Lara,
de Ana Maria Magalhães

Brasil, 2002


Desde seus primeiros trabalhos na direção, Ana Maria Magalhães teve no suporte documental uma de suas principais referências – atriz por excelência, construiu uma sucinta cinematografia de perfis biográfico de algumas das figuras centrais de sua geração. Com curtas e médias-metragens em torno de figuras femininas de destaque, como Leila Diniz, Ana Maria fez de sua cinematografia um espécie de grande álbum de fotografias em movimento, em que imagens suscitam lembranças, num retrato cultural brasileiro dos anos 60 e 70.

Em Lara, projeto remoído desde meados de 1995, Ana Maria mais uma vez tem como seu objeto uma das grandes divas do cinema brasileiro: Odete Lara. Baseado em memórias escritas pela própria Lara, o filme todo é uma espécie de retalhar de lembranças (da infância à conversão ao budismo), onde momentos chaves são pinçados para sintetizar o todo. Desde o início do filme, fica clara essa proposta de uma certa viagem turbulenta pela alma da atriz, quando seu carro se choca contra uma árvore e – num movimento entre-sono – a narrativa se inicia.
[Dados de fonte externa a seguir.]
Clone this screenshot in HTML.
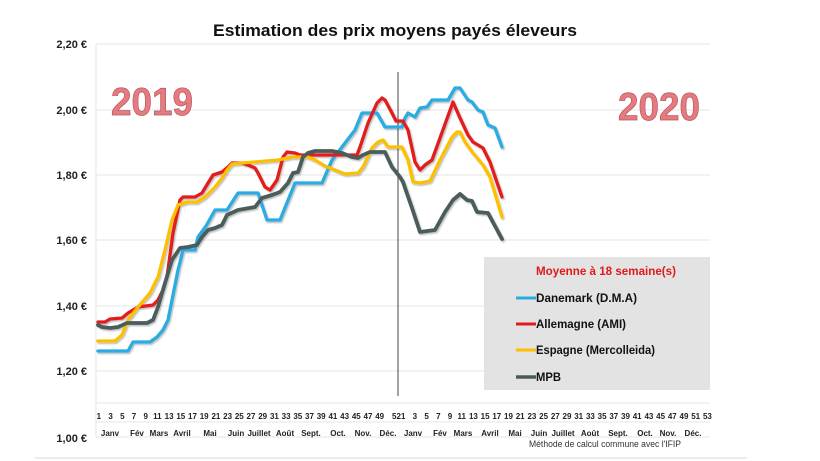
<!DOCTYPE html>
<html><head><meta charset="utf-8"><style>
html,body{margin:0;padding:0;background:#fff;}
svg{display:block;}
text{font-family:"Liberation Sans",Arial,sans-serif;}
</style></head><body>
<svg width="820" height="461" viewBox="0 0 820 461" xmlns="http://www.w3.org/2000/svg">
<defs>
<filter id="sh" x="-5%" y="-5%" width="110%" height="110%">
<feDropShadow dx="1.2" dy="1.5" stdDeviation="0.8" flood-color="#000" flood-opacity="0.25"/>
</filter>
</defs>
<rect width="820" height="461" fill="#fff"/>
<!-- bottom band line -->
<rect x="35" y="457" width="712" height="2" fill="#ececec"/>

<!-- title -->
<text x="213" y="36" font-size="17" font-weight="bold" fill="#111" textLength="364" lengthAdjust="spacingAndGlyphs">Estimation des prix moyens payés éleveurs</text>

<!-- gridlines -->
<g stroke="#e6e6e6" stroke-width="1">
<line x1="96" y1="44" x2="710" y2="44"/>
<line x1="96" y1="110" x2="710" y2="110"/>
<line x1="96" y1="175" x2="710" y2="175"/>
<line x1="96" y1="240" x2="710" y2="240"/>
<line x1="96" y1="306" x2="710" y2="306"/>
<line x1="96" y1="371" x2="710" y2="371"/>
<line x1="96" y1="437" x2="710" y2="437"/>
<line x1="96" y1="403" x2="710" y2="403"/>
<line x1="96" y1="422" x2="710" y2="422"/>
<line x1="96" y1="44" x2="96" y2="437"/>
</g>
<g id="vt" stroke="#ececec" stroke-width="0.8"></g>

<!-- y labels -->
<g font-size="11" font-weight="bold" fill="#222" text-anchor="end">
<text x="87" y="48">2,20 €</text>
<text x="87" y="114">2,00 €</text>
<text x="87" y="179">1,80 €</text>
<text x="87" y="244">1,60 €</text>
<text x="87" y="310">1,40 €</text>
<text x="87" y="375">1,20 €</text>
<text x="87" y="442">1,00 €</text>
</g>

<!-- 2019 / 2020 -->
<text x="111" y="115" font-size="39" font-weight="bold" fill="#e37b80" stroke="#b9545a" stroke-width="0.7" textLength="82" lengthAdjust="spacingAndGlyphs">2019</text>
<text x="618" y="120" font-size="39" font-weight="bold" fill="#e37b80" stroke="#b9545a" stroke-width="0.7" textLength="82" lengthAdjust="spacingAndGlyphs">2020</text>

<!-- vertical separator -->
<line x1="398" y1="72" x2="398" y2="396" stroke="#444" stroke-width="1"/>

<!-- legend -->
<rect x="484" y="257" width="226" height="133" fill="#e3e3e3"/>
<text x="536" y="275" font-size="12" font-weight="bold" fill="#e01a1a" textLength="140" lengthAdjust="spacingAndGlyphs">Moyenne à  18 semaine(s)</text>
<g stroke-width="3">
<line x1="516" y1="298" x2="536" y2="298" stroke="#29abe2"/>
<line x1="516" y1="324" x2="536" y2="324" stroke="#e31a1c"/>
<line x1="516" y1="350" x2="536" y2="350" stroke="#fcc000"/>
<line x1="516" y1="377" x2="536" y2="377" stroke="#4b5b5c" stroke-width="3.5"/>
</g>
<g font-size="12" font-weight="bold" fill="#111">
<text x="536" y="302" textLength="101" lengthAdjust="spacingAndGlyphs">Danemark (D.M.A)</text>
<text x="536" y="328" textLength="90" lengthAdjust="spacingAndGlyphs">Allemagne (AMI)</text>
<text x="536" y="354" textLength="119" lengthAdjust="spacingAndGlyphs">Espagne (Mercolleida)</text>
<text x="536" y="381" textLength="25" lengthAdjust="spacingAndGlyphs">MPB</text>
</g>

<!-- series -->
<g fill="none" stroke-width="3.3" stroke-linejoin="round" stroke-linecap="round" filter="url(#sh)">
<polyline stroke="#29abe2" points="98,351 128,351 133,342 150,342 157,337 163,330 168,320 172,300 178,270 183,250 195,250 198,237 206,226 215,210 227,210 238,193 258,193 267,220 280,220 295,183 322,183 332,160 345,143 355,130 362,113 377,113 385,127 402,127 405,118 408,113 415,117 420,108 427,107 432,100 448,100 455,88 460,88 468,100 472,102 478,110 483,112 488,125 495,128 502,147"/>
<polyline stroke="#e31a1c" points="98,322 105,322 110,319 122,318 128,313 138,307 153,305 158,300 163,290 167,277 173,233 180,200 183,197 195,197 202,193 208,183 213,175 222,172 228,167 232,163 242,163 248,165 255,168 258,173 265,187 270,190 277,180 283,157 287,152 295,153 300,155 357,155 360,147 368,123 377,103 382,98 385,100 392,113 396,121 403,121 408,130 415,162 420,170 425,165 432,160 440,138 453,102 460,118 468,135 473,142 483,148 490,162 502,197"/>
<polyline stroke="#fcc000" points="98,341 115,341 122,335 128,320 138,307 150,293 158,277 165,250 172,220 178,205 187,202 197,202 205,197 215,187 222,178 227,170 232,164 242,163 278,160 292,157 308,157 315,160 325,166 335,170 345,174 358,173 363,167 372,148 378,142 383,140 388,147 402,147 408,160 413,182 420,183 430,181 440,160 452,137 457,132 460,132 465,142 473,153 483,165 490,177 502,217"/>
<polyline stroke="#4b5b5c" stroke-width="3.8" points="98,325 102,327 110,328 118,327 127,323 147,323 153,320 158,307 165,283 172,260 180,248 188,247 197,245 202,237 208,230 215,228 222,225 227,215 238,210 255,207 262,198 272,195 280,192 288,183 293,173 298,172 303,157 308,153 315,151 332,151 342,153 352,157 358,158 363,155 370,152 385,152 392,167 400,177 403,182 412,208 420,232 435,230 445,212 453,200 460,194 467,200 472,201 477,212 488,213 502,239"/>
</g>

<!-- week labels -->
<g id="wk" font-size="8" font-weight="bold" fill="#222" text-anchor="middle"></g>

<!-- month labels -->
<g font-size="8" font-weight="bold" fill="#222" text-anchor="middle">
<text x="110" y="436">Janv</text>
<text x="137" y="436">Fév</text>
<text x="159" y="436">Mars</text>
<text x="182" y="436">Avril</text>
<text x="210" y="436">Mai</text>
<text x="236" y="436">Juin</text>
<text x="259" y="436">Juillet</text>
<text x="285" y="436">Août</text>
<text x="311" y="436">Sept.</text>
<text x="338" y="436">Oct.</text>
<text x="363" y="436">Nov.</text>
<text x="388" y="436">Déc.</text>
<text x="413" y="436">Janv</text>
<text x="440" y="436">Fév</text>
<text x="463" y="436">Mars</text>
<text x="490" y="436">Avril</text>
<text x="515" y="436">Mai</text>
<text x="539" y="436">Juin</text>
<text x="563" y="436">Juillet</text>
<text x="590" y="436">Août</text>
<text x="618" y="436">Sept.</text>
<text x="645" y="436">Oct.</text>
<text x="668" y="436">Nov.</text>
<text x="693" y="436">Déc.</text>
</g>

<text x="529" y="447" font-size="9" fill="#333" textLength="152" lengthAdjust="spacingAndGlyphs">Méthode de calcul commune avec l'IFIP</text>

<!-- static week labels -->
<g font-size="8" font-weight="bold" fill="#222" text-anchor="middle">
<text x="98.9" y="419">1</text><text x="110.6" y="419">3</text><text x="122.3" y="419">5</text><text x="134.0" y="419">7</text><text x="145.7" y="419">9</text><text x="157.4" y="419">11</text><text x="169.1" y="419">13</text><text x="180.8" y="419">15</text><text x="192.5" y="419">17</text><text x="204.2" y="419">19</text><text x="215.9" y="419">21</text><text x="227.6" y="419">23</text><text x="239.3" y="419">25</text><text x="251.0" y="419">27</text><text x="262.7" y="419">29</text><text x="274.4" y="419">31</text><text x="286.1" y="419">33</text><text x="297.8" y="419">35</text><text x="309.5" y="419">37</text><text x="321.2" y="419">39</text><text x="332.9" y="419">41</text><text x="344.6" y="419">43</text><text x="356.3" y="419">45</text><text x="368.0" y="419">47</text><text x="379.7" y="419">49</text><text x="396.5" y="419">52</text>
<text x="403.2" y="419">1</text><text x="414.9" y="419">3</text><text x="426.6" y="419">5</text><text x="438.3" y="419">7</text><text x="450.0" y="419">9</text><text x="461.7" y="419">11</text><text x="473.4" y="419">13</text><text x="485.1" y="419">15</text><text x="496.8" y="419">17</text><text x="508.5" y="419">19</text><text x="520.2" y="419">21</text><text x="531.9" y="419">23</text><text x="543.6" y="419">25</text><text x="555.3" y="419">27</text><text x="567.0" y="419">29</text><text x="578.7" y="419">31</text><text x="590.4" y="419">33</text><text x="602.1" y="419">35</text><text x="613.8" y="419">37</text><text x="625.5" y="419">39</text><text x="637.2" y="419">41</text><text x="648.9" y="419">43</text><text x="660.6" y="419">45</text><text x="672.3" y="419">47</text><text x="684.0" y="419">49</text><text x="695.7" y="419">51</text><text x="707.4" y="419">53</text>
</g>
</svg>
</body></html>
Durante uma hora e quarenta de projeção, imagens e momentos da vida da atriz se sucedem como slides: projetados na parede, criando inter-relações nem sempre diretas entre suas partes. Se a aposta numa biografia não objetivada, não-linear, poderia dar fruto à uma bela experiência cinematográfica; Lara, porém, decepciona. Apostando demais no conhecimento a priori em relação a seu objeto, as tramas dramáticas do filme não se sustentam sem que uma série de leituras periféricas tenham que ser realizadas pelo espectador. Em suma: só quem sabe quem foi (quem sabe mesmo!) Odete Lara pode navegar com certa liberdade. Não há autonomia narrativa que consiga fazer do filme um objeto de arte vivo nele mesmo. Lara não consegue ser mais do que uma espécie de apêndice audiovisual à vida pública da atriz, submetido à sua imagem real.

Muito da atração do filme está nos personagens ícones da ebulição cultural dos anos 60/70, que surgem como coadjuvantes em diversas cenas. Lara, trabalha na lógica de um certo cinema documentário em que a graça artística seria justamente (re)ver aquilo que seria a presentificação do "passado embrionário" de nossos mitos. O problema é que essa ferramenta de identificação narrativa depende muito da verossimilhança entre atores-interpretação e as figuras "reais" já esboçadas na memória comum do espectador. Em Lara o que vemos, acaba não passando de meras imitações, caricaturas.

Um filme caricatural, portanto? Não exatamente. Talvez como caricatura de uma época, o filme pudesse ser melhor resolvido. Mas sua clara opção autoral por um certo existencialismo, pelo descobrimento de uma liberdade interior através de uma lição de moral libertária, acabam minando essa possibilidade menos pretensiosa e lúdica.

Sendo assim, o filme segue com pequenas reconstituições de passagens da vida de Odete Lara, cenas que sempre acabam deixando um gostinho de mimetismo precário. Um gostinho de que cada imagem deixa muito a dever à personagem que se insinua nas entrelinhas de seqüências desencontradas, de uma dramaturgia pobremente baseada num modelo de melodrama e vitimização. Um modelo de biografia tão reiterado no retrato de mitos pop-culturais, que já não quer dizer mais nada. O trio drogas/fama/sexo é reproduzido no filme timtim-por-timtim, sem que nada de novo seja trazido à tona. Os dilemas da estrela solitária são tratados com a mesma embalagem com que as revistas de fofoca tratam as agruras dos "famosos" contemporâneos: superficial e drasticamente.

O filme passa...e apenas passa. Deixa a sensação de que muito pouco restou de suas imagens...de que talvez Odete Lara e toda uma geração de atrizes mereçam realmente uma reinvenção mítica através do cinema contemporâneo, mas que, efetivamente, esse movimento não foi alcançado por Lara. Mais: se fosse um dito "documentário", desses arquitetados sobre imagens de arquivo e fotos originais, talvez até valesse por aquele insuportável argumento de que o "objeto em si já é tão maravilhoso, de que o filme em si pouco importa"... Mas em se tratando de uma ficção poética, nem essa saída de emergência resta para que o filme sobreviva. Fica muito difícil. Muito difícil mesmo.